Report this review (#1735201)
Posted Sunday, June 18, 2017 | Review Permalink
3 stars The second album by Blue Effect brings more ambitions on board. Perhaps inspired by jazz-rock attempts from the US, perhaps being self-invented, the band tries combining rock and more traditional jazz approach with subtle traces of psychedelia and heavy doses of avantgarde.

Organ, brass instruments, flute and orchestra is joining the band to record an album of good music freedom but not terrific cohesiveness.

Rock instruments are sometimes too overshadowed by orchestra and brass instruments, the flow is well organized and can even seem chaotic at times. Among best moments in the first suite "Coniunctio 1" are solo flute moments, the beginning aggressive guitar and saxophone duet, among worst ones are avantgarde organ and piano, however, a better organized piano/guitar section comes to the rescue in the 15th minute.
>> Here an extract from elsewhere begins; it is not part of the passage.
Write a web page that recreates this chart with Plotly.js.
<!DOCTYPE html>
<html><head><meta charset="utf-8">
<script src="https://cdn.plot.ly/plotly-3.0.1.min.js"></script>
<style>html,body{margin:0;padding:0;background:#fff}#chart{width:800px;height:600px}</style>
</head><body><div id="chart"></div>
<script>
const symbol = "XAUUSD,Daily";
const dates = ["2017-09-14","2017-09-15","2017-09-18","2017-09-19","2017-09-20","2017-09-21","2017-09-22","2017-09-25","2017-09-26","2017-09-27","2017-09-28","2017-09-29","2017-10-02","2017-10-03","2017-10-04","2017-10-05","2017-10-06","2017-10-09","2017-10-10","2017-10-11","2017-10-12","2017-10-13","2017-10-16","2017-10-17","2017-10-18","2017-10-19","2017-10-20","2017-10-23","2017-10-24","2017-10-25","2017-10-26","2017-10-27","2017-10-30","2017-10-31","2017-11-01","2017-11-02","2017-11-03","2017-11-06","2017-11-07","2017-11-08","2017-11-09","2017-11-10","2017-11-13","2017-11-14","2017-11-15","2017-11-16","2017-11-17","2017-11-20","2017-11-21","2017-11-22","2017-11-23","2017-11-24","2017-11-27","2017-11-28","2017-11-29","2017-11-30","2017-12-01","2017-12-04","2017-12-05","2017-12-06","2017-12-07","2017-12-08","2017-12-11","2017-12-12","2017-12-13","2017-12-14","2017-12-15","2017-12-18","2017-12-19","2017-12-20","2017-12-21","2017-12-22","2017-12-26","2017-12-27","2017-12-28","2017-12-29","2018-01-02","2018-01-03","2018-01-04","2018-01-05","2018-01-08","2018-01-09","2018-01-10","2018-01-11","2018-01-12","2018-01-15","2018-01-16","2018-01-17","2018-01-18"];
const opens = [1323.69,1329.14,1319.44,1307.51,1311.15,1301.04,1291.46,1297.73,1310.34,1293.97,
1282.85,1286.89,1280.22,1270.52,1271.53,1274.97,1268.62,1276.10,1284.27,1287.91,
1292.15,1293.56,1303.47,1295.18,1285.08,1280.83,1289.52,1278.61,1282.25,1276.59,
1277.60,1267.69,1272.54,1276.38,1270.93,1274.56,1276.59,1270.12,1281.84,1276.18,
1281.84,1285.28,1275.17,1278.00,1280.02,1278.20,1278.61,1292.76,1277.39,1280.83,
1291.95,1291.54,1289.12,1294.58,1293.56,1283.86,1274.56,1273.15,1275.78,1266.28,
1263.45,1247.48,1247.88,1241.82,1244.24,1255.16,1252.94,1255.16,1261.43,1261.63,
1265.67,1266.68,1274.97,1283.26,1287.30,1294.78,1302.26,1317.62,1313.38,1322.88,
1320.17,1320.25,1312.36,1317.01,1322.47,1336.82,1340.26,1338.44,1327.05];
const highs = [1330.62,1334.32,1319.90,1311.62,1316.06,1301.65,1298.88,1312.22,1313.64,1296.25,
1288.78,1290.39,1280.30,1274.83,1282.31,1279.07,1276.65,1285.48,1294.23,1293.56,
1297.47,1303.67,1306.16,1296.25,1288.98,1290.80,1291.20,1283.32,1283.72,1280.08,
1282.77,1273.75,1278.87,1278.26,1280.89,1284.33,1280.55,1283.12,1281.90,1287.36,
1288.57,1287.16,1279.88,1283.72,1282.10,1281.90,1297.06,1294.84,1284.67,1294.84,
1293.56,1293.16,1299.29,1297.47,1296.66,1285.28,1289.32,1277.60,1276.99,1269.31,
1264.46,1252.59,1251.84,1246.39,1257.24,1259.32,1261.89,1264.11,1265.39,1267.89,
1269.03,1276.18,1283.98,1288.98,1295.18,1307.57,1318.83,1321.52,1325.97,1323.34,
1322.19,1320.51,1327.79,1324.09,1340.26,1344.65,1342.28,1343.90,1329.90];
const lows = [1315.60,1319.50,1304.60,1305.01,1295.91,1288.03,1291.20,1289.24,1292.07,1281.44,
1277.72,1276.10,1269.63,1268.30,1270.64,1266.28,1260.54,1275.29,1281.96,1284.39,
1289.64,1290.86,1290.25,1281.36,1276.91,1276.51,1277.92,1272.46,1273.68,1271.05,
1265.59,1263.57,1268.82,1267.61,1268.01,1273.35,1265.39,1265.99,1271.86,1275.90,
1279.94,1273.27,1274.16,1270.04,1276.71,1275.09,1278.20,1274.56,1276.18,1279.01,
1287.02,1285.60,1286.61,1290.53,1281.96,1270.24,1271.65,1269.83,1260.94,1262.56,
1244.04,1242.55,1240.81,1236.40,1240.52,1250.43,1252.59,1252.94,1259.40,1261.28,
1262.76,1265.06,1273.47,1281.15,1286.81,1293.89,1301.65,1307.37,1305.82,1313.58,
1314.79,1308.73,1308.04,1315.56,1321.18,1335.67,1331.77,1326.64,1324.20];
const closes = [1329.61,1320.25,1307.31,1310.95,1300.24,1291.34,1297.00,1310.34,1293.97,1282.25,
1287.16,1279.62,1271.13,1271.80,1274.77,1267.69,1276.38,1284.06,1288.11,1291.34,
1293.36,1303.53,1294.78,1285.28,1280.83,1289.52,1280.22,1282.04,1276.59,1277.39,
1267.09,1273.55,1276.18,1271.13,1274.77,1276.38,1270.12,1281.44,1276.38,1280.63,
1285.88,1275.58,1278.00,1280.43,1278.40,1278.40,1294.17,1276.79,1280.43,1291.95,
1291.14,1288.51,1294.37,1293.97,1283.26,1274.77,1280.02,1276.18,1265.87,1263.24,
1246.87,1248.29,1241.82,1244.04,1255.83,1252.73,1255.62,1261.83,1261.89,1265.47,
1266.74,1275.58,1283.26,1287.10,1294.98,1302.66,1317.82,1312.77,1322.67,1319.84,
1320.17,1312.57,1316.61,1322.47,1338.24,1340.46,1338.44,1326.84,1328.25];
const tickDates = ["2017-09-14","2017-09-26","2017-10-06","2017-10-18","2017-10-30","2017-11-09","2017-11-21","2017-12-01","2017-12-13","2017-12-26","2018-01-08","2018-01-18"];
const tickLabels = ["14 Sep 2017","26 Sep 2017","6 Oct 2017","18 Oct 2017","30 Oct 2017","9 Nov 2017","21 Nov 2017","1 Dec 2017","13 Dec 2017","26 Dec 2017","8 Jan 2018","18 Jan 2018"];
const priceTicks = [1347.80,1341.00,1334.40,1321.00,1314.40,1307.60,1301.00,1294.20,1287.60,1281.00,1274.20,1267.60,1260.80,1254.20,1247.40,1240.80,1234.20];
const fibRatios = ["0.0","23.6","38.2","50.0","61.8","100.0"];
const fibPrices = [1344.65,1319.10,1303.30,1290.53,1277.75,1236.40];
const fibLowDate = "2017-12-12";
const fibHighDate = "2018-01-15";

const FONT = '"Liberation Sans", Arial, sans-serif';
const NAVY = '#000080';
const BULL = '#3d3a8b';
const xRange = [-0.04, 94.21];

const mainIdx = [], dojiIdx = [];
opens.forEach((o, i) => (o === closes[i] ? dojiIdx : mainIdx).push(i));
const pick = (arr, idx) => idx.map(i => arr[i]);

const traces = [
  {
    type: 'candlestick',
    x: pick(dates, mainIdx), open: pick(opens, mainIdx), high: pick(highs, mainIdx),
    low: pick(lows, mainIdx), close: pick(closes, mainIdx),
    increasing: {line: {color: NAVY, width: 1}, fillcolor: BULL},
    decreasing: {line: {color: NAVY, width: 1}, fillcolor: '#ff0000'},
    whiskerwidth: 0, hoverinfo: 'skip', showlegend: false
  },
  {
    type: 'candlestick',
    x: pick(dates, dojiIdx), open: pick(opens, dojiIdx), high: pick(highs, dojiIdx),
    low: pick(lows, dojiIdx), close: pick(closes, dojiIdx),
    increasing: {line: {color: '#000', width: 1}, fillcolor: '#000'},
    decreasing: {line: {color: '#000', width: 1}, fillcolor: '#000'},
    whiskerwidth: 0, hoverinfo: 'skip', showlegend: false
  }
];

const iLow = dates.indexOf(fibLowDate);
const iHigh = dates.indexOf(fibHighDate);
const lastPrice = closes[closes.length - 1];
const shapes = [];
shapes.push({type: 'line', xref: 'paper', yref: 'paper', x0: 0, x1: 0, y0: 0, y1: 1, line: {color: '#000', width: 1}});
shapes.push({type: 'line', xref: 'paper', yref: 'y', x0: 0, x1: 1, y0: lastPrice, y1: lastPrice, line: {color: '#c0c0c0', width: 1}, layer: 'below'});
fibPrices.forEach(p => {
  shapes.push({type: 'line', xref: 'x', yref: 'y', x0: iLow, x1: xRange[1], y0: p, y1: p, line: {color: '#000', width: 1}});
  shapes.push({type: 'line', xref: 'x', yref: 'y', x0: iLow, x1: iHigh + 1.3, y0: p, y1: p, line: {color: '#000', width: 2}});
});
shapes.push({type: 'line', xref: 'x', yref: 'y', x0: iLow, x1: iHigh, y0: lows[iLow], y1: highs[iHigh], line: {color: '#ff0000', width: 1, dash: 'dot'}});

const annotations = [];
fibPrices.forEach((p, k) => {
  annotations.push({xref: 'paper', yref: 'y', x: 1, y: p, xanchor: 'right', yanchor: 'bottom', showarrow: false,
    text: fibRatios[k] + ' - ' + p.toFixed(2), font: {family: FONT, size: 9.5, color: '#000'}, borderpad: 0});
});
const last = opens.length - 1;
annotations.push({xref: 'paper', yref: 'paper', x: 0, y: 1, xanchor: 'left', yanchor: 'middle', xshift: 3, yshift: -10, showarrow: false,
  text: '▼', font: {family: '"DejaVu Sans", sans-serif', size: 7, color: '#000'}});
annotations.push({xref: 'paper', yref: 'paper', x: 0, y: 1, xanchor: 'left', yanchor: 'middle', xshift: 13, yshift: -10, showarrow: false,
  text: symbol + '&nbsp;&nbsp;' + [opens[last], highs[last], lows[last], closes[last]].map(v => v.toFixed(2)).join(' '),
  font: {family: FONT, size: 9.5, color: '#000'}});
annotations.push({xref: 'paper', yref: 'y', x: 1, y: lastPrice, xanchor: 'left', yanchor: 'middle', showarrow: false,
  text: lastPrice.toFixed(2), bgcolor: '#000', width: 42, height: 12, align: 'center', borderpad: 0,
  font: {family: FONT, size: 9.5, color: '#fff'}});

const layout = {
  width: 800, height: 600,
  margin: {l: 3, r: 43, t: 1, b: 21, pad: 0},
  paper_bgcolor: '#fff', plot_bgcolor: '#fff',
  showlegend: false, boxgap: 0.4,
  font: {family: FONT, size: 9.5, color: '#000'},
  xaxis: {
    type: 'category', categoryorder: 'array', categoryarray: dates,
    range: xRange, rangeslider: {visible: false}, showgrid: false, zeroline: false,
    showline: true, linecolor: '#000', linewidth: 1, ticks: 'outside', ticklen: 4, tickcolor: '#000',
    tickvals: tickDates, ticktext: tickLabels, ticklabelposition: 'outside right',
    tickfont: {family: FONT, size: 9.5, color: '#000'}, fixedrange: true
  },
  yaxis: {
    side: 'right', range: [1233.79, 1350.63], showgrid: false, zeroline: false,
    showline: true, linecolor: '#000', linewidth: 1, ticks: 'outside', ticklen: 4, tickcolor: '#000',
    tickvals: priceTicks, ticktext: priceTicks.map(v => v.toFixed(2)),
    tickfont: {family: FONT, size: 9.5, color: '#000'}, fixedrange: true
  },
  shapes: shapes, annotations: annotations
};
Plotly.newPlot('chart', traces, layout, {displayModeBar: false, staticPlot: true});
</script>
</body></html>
After this sonic experimentation, the second track "Náv?teva u tety Markéty, vypití ?álku čaje" is a balsam for ears clad in a more traditional rock outfit with first hints ot progressive rock: unusual time signatures, no clear song structure and contrastful flute and rocking sections. Some agressive King Crimson-like can be already heard as early as on this album as well as very tasty masterful soloing by Hladik which he would become famous for. After hearing this track in 1971, you would realize how gifted and proficient this young lad was and he belonged to the best ones in Czechoslovakia. "Asi půjdem se psem ven" is similar to the first track, quite experimental and avantgarde, in fact, only the drummer is audible from the rock combo. Absolutely forgettable track. "Coniunctio II" offers a more digestable edition of the title track well rooted in the 4/4 rhythm with mulitple fill-ins and organ/flute/guitar/saxophone making seamingly unorganized solos. This is actually more formidable even for a rock listener for its rich sound. Besides that, there is almost no compositional value in this track.

Giving 3 stars because of ambitions and historical value, however this album is an acquired taste.